The more specific the description, the more consistently the AI renders the costume across shots.

Exporting Costume Sheets

You can export a costume reference sheet for any actor — a document listing all outfit variants, their descriptions, and reference images if uploaded. This is useful for sharing with collaborators, maintaining production records, or briefing a human costume designer working alongside the AI pipeline.

  1. Open the actor in the Actor Library
  2. Go to the Wardrobe tab
  3. Click Export Costume Sheet
  4. Choose the format: PDF or Markdown
  5. Download the file

The exported sheet includes all outfit variants, scene assignments, and any reference images attached to each outfit.

Troubleshooting

Character renders in the wrong costume. Check that the correct outfit variant is assigned to the scene, not just defined in the wardrobe tab. An outfit must be assigned to a scene to take effect. Open the scene's Costumes panel and verify the assignment.

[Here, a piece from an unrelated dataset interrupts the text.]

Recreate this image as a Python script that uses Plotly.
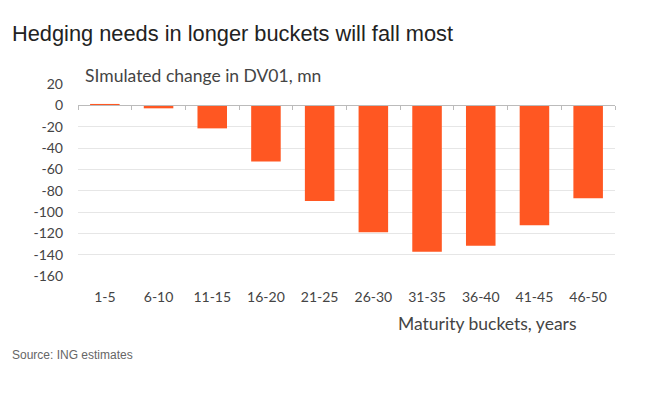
import plotly.graph_objects as go

categories = ["1-5", "6-10", "11-15", "16-20", "21-25", "26-30", "31-35", "36-40", "41-45", "46-50"]
dv01_change = [1.3, -2.8, -21.6, -52.7, -89.7, -119, -137.3, -131.7, -112.5, -87]
y_ticks = [20, 0, -20, -40, -60, -80, -100, -120, -140, -160]

# page body adds an 8px offset; the figure is sized to fill the rest of the window
OFF = 8
W, H = 648 - OFF, 394 - OFF
L, R, T, B = 78 - OFF, 615 - OFF, 84 - OFF, 276 - OFF
PW, PH = R - L, B - T
ymin, ymax = -160, 20
zero_pos = (0 - ymin) / (ymax - ymin)

def px(x):
    return (x - OFF - L) / PW

def py(y):
    return (B - (y - OFF)) / PH

fig = go.Figure()
fig.add_trace(go.Bar(x=categories, y=dv01_change, marker=dict(color="#FF5722", line=dict(width=0)),
                     width=0.55, xaxis="x", yaxis="y"))
fig.add_trace(go.Bar(x=categories, y=[None]*len(categories), xaxis="x2", yaxis="y",
                     showlegend=False, hoverinfo="skip"))

axis_font = dict(family="Lato, 'Noto Sans', sans-serif", size=14, color="#444444")

fig.update_layout(
    width=W, height=H,
    margin=dict(l=L, r=W - R, t=T, b=H - B, autoexpand=False),
    paper_bgcolor="white", plot_bgcolor="white",
    showlegend=False,
    xaxis=dict(type="category", categoryorder="array", categoryarray=categories,
               showgrid=False, showline=False, zeroline=False, ticks="",
               tickfont=axis_font, ticklabelstandoff=11, automargin=False),
    xaxis2=dict(type="category", categoryorder="array", categoryarray=categories,
                overlaying="x", matches="x", anchor="free", position=zero_pos,
                showline=True, linecolor="#BBBBBB", linewidth=1,
                ticks="outside", tickson="boundaries", ticklen=4, tickcolor="#BBBBBB",
                showticklabels=False, showgrid=False, zeroline=False),
    yaxis=dict(range=[ymin, ymax], tickvals=y_ticks, ticktext=[str(v) for v in y_ticks],
               showgrid=True, gridcolor="#E6E6E6", gridwidth=1, zeroline=False,
               showline=False, ticks="", tickfont=axis_font, ticklabelstandoff=14, automargin=False),
)

fig.add_annotation(text="Hedging needs in longer buckets will fall most", xref="paper", yref="paper",
                   x=px(10), y=py(33), xanchor="left", yanchor="middle", showarrow=False,
                   font=dict(family="Liberation Sans, Arial, sans-serif", size=21.8, color="#222222"))
fig.add_annotation(text="SImulated change in DV01, mn", xref="paper", yref="paper",
                   x=px(83), y=py(75), xanchor="left", yanchor="middle", showarrow=False,
                   font=dict(family="Lato, 'Noto Sans', sans-serif", size=17.5, color="#444444"))
fig.add_annotation(text="Maturity buckets, years", xref="paper", yref="paper",
                   x=px(578), y=py(323), xanchor="right", yanchor="middle", showarrow=False,
                   font=dict(family="Lato, 'Noto Sans', sans-serif", size=17.5, color="#444444"))
fig.add_annotation(text="Source: ING estimates", xref="paper", yref="paper",
                   x=px(10), y=py(355), xanchor="left", yanchor="middle", showarrow=False,
                   font=dict(family="Liberation Sans, Arial, sans-serif", size=12, color="#666666"))

fig.write_html("out.html")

AI Auto-Dress produces generic or period-incorrect outfits. Add more detail to the character description and the script context before running AI Auto-Dress. If the character description does not mention a time period or setting, the AI defaults to contemporary clothing.

Wardrobe Conflict Detection fires incorrectly. Conflict detection looks at chronological scene order. If your scene order in the timeline does not match the narrative chronology (for example, you are cutting between non-linear timelines), disable conflict detection for specific scenes from the Continuity panel settings.

Costume is not visible on a character in Top-Down View. Top-Down View shows costume icons for assigned outfits. If the icon is missing, the actor does not have a costume assigned to that scene yet. Assign one from the Costumes panel.

Accessories are not rendering on the character. Accessories defined in the outfit description sometimes require a separate line in the description to register. List each accessory on its own line or in a comma-separated list at the end of the description.